- SHORT EXERCISE
Quote every line below exactly and skip any picture.

- INFORMATION SHOWN
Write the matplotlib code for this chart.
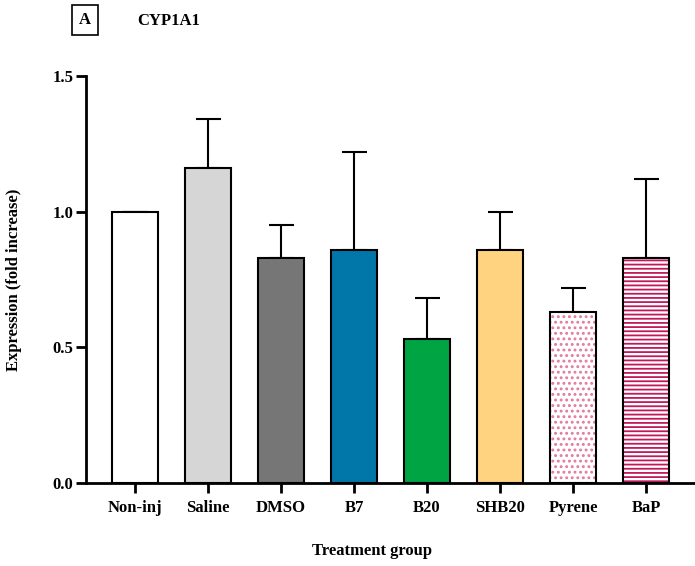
import numpy as np
import matplotlib
matplotlib.use("Agg")
import matplotlib.pyplot as plt

plt.rcParams['font.family'] = ['Liberation Serif', 'DejaVu Serif']
plt.rcParams['font.weight'] = 'bold'
plt.rcParams['hatch.linewidth'] = 1.3

groups = ['Non-inj', 'Saline', 'DMSO', 'B7', 'B20', 'SHB20', 'Pyrene', 'BaP']
mean_expr = [1.00, 1.16, 0.83, 0.86, 0.53, 0.86, 0.63, 0.83]
sem_expr = [0.00, 0.18, 0.12, 0.36, 0.15, 0.14, 0.09, 0.29]
bar_colors = ['white', '#d6d6d6', '#767676', '#0077a8', '#00a443', '#ffd37f', 'white', 'white']
hatches = [None, None, None, None, None, None, '...', '----']
hatch_colors = [None, None, None, None, None, None, '#e07a9c', '#c2185b']

fig = plt.figure(figsize=(6.95, 5.66), dpi=100)
ax = fig.add_axes([86 / 695, 83 / 566, 609 / 695, 407 / 566])

x = np.arange(len(groups))
w = 0.64
fs = 12

ax.bar(x, mean_expr, width=w, color=bar_colors, edgecolor='none', zorder=2)
# patterned fills use the edge colour for the hatch, so outline separately
for xi, m, h, hc in zip(x, mean_expr, hatches, hatch_colors):
    if h:
        ax.bar(xi, m, width=w, color='white', edgecolor=hc,
               linewidth=0, hatch=h, zorder=2)
ax.bar(x, mean_expr, width=w, fill=False, edgecolor='black', linewidth=1.5, zorder=3)

# upper error bars only
ax.errorbar(x, mean_expr, yerr=[np.zeros(len(x)), sem_expr], fmt='none',
            ecolor='black', elinewidth=1.5, capsize=9, capthick=1.5, zorder=1)

ax.set_xlim(-0.67, 7.67)
ax.set_ylim(0, 1.5)
ax.set_yticks([0.0, 0.5, 1.0, 1.5])
ax.set_yticklabels(['0.0', '0.5', '1.0', '1.5'])
ax.set_xticks(x)
ax.set_xticklabels(groups)

for s in ['top', 'right']:
    ax.spines[s].set_visible(False)
for s in ['left', 'bottom']:
    ax.spines[s].set_linewidth(2.0)
ax.spines['bottom'].set_zorder(4)

ax.tick_params(axis='both', length=7, width=2.0, labelsize=fs, pad=2)
ax.tick_params(axis='x', pad=5)

fig.text(14 / 695, 1 - 280 / 566, 'Expression (fold increase)', rotation=90,
         ha='center', va='center', fontsize=fs, fontweight='bold')
fig.text(372 / 695, 1 - 551 / 566, 'Treatment group', ha='center', va='center',
         fontsize=fs, fontweight='bold')

fig.text(85 / 695, 1 - 20 / 566, 'A', ha='center', va='center', fontsize=fs,
         fontweight='bold',
         bbox=dict(boxstyle='square,pad=0.4', facecolor='white', edgecolor='black', linewidth=1.2))
fig.text(137 / 695, 1 - 21 / 566, 'CYP1A1', ha='left', va='center', fontsize=fs,
         fontweight='bold')

fig.savefig('out.png', dpi=100)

- SOLVED EXERCISE
Write the matplotlib code for this chart.
import numpy as np
import matplotlib
matplotlib.use("Agg")
import matplotlib.pyplot as plt

plt.rcParams['font.family'] = ['Liberation Serif', 'DejaVu Serif']
plt.rcParams['font.weight'] = 'bold'
plt.rcParams['hatch.linewidth'] = 1.3

groups = ['Non-inj', 'Saline', 'DMSO', 'B7', 'B20', 'SHB20', 'Pyrene', 'BaP']
mean_expr = [1.00, 1.16, 0.83, 0.86, 0.53, 0.86, 0.63, 0.83]
sem_expr = [0.00, 0.18, 0.12, 0.36, 0.15, 0.14, 0.09, 0.29]
bar_colors = ['white', '#d6d6d6', '#767676', '#0077a8', '#00a443', '#ffd37f', 'white', 'white']
hatches = [None, None, None, None, None, None, '...', '----']
hatch_colors = [None, None, None, None, None, None, '#e07a9c', '#c2185b']

fig = plt.figure(figsize=(6.95, 5.66), dpi=100)
ax = fig.add_axes([86 / 695, 83 / 566, 609 / 695, 407 / 566])

x = np.arange(len(groups))
w = 0.64
fs = 12

ax.bar(x, mean_expr, width=w, color=bar_colors, edgecolor='none', zorder=2)
# patterned fills use the edge colour for the hatch, so outline separately
for xi, m, h, hc in zip(x, mean_expr, hatches, hatch_colors):
    if h:
        ax.bar(xi, m, width=w, color='white', edgecolor=hc,
               linewidth=0, hatch=h, zorder=2)
ax.bar(x, mean_expr, width=w, fill=False, edgecolor='black', linewidth=1.5, zorder=3)

# upper error bars only
ax.errorbar(x, mean_expr, yerr=[np.zeros(len(x)), sem_expr], fmt='none',
            ecolor='black', elinewidth=1.5, capsize=9, capthick=1.5, zorder=1)

ax.set_xlim(-0.67, 7.67)
ax.set_ylim(0, 1.5)
ax.set_yticks([0.0, 0.5, 1.0, 1.5])
ax.set_yticklabels(['0.0', '0.5', '1.0', '1.5'])
ax.set_xticks(x)
ax.set_xticklabels(groups)

for s in ['top', 'right']:
    ax.spines[s].set_visible(False)
for s in ['left', 'bottom']:
    ax.spines[s].set_linewidth(2.0)
ax.spines['bottom'].set_zorder(4)

ax.tick_params(axis='both', length=7, width=2.0, labelsize=fs, pad=2)
ax.tick_params(axis='x', pad=5)

fig.text(14 / 695, 1 - 280 / 566, 'Expression (fold increase)', rotation=90,
         ha='center', va='center', fontsize=fs, fontweight='bold')
fig.text(372 / 695, 1 - 551 / 566, 'Treatment group', ha='center', va='center',
         fontsize=fs, fontweight='bold')

fig.text(85 / 695, 1 - 20 / 566, 'A', ha='center', va='center', fontsize=fs,
         fontweight='bold',
         bbox=dict(boxstyle='square,pad=0.4', facecolor='white', edgecolor='black', linewidth=1.2))
fig.text(137 / 695, 1 - 21 / 566, 'CYP1A1', ha='left', va='center', fontsize=fs,
         fontweight='bold')

fig.savefig('out.png', dpi=100)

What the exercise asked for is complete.